Epitomised by its still-standing stunning world-class architecture, equalled with some of the finest renaissance art on the planet and arguably the world’s best cuisine, it’s a no brainer that Rome is one of Europe’s most visited destinations.
The echoes and remnants of the former Roman Empire are still sprawled across this city, including the famous Colosseum, that is today one of the Seven World Wonders; Rome is evidently steeped in history.
The Italian capital isn’t a place that you see in moderation, it’s a place you see in all its glory. After all, you must have heard of the saying ‘When in Rome’…
The Colosseum needs no introduction. A giant amphitheatre used during the Roman Empire for gladiatorial and wild animal fights, this mega structure is the postcard picture not only for Rome and Italy, but for the whole of Europe too.
When you walk around its perimeter all you can do is admire and be in awe, whilst inside gives you a glimpse of its architectural brilliance.
One of the Seven Wonders of the World, the Colosseum is a must visit when you visit Rome.
Trevi Fountain is the most famous fountain in Europe an incredible popular attraction in Rome.
With a Roman Baroque design of sculptures of mythical figures and wild horses that centre the fountain make it a truly wonderful in design. Almost impeccable in it’s appearance without a scuff or a scrape, visiting the Trevi Fountain can actually be seen as giving back.
With many visitors throwing coins into its clear waters, it’s said that all the coins are donated to charity.
Endorsed by Michelangelo himself who claimed it was work by angels not humans, the Pantheon is a towering 2,000-year-old Roman temple. A work of art that has stood for so long, the name the Pantheon derives from Greek, meaning ‘temple for all gods’.
It is arguably the best-preserved historical building in the whole of Rome and was used by Emperors to make public appearances to remind the city of the power and wealth they could muster.
The tomb of Raphael – one of Italy’s most famous architects – lies within the Pantheon.
Located on the smallest of the Seven Hills of Rome, the Capitol you see today was designed by Michelangelo. Within Piazza del Campidoglio, today, it is the seat of the municipality of Rome with the Senatorial Palace beside it.
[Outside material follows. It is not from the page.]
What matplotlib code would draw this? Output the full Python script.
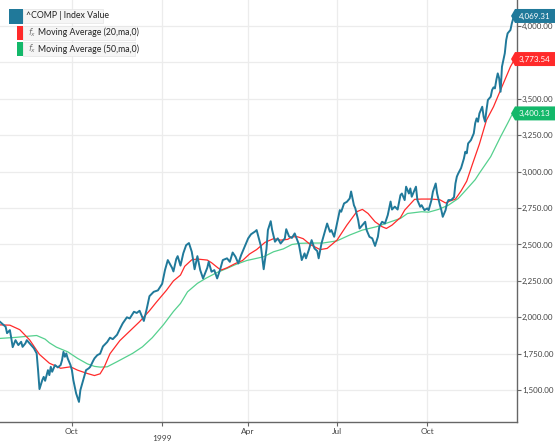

There is a bronze statue of Marcus Aurelius’ in the centre too.
St Peter’s Basilica
The largest church in the world and the most acclaimed build of Renaissance architecture, St Peter’s Basilica is Vatican City. It is said Saint Peter – one of the leaders of Jesus’s twelve apostles – is buried here that provides a large religious and cult significance to Catholics.
In addition, The Pope often attracts hundreds of thousands of worshippers and visitors here every year.
Upon entering Vatican City, you won’t have to look twice to marvel in the wonders of the Basilica.
The 130-odd steps that link the Piazza di Spagna and the Triniti de Monti church are the widest in Europe.
Commissioned by a Frenchman in the 17th century, today it a popular place to hang out. Beautifully and intricately designed with a series of curves, vistas and terraces the whole area is a delight to embrace.
Home to some of the world’s iconic masterpieces of art, the Vatican Museums located in Vatican City – officially the smallest country in the world – are just another sparkling set of jewels in the crown of Rome.
Works by Leonardo Da Vinci are housed here along with the Sistine Chapel that is undoubtedly is the star attraction.
Altare della Patria
Even though this is a very recent construction comparatively, the Alta della Patria is a truly remarkable structure. Victor Emmanuel was the first king of unified Italy and this building is dedicated to him.
It’s located within Piazza Venezia, it’s not the most famous of attractions; it’s certainly one of the most impressive.
A sprawling set of ruins gives you a slight look back into what was the most important centre point of Rome as far events and politics were concerned. Despite there being many better-known landmarks in the Eternal City, it is here you’ll get a sense of more everyday life that once was. Celebrations, trials and tribulations all took place here.
Today, it gives you the layout of this imperative assembly once was, attracting millions of visitors per year.
If you make you’re way up to Palatine Hill, you’ll be able to get the full scope of the forum. The view is perfect for a panoramic shot.
Remember, When in Rome…
Rome is full of life and the food for one is some of the best in the world!
Gorge on pizza, pasta, coffee and ice-cream; and don’t worry, it’s normal to put a bit of weight on.
Trastevere and Testaccio are intriguing neighbourhoods to eat and drink.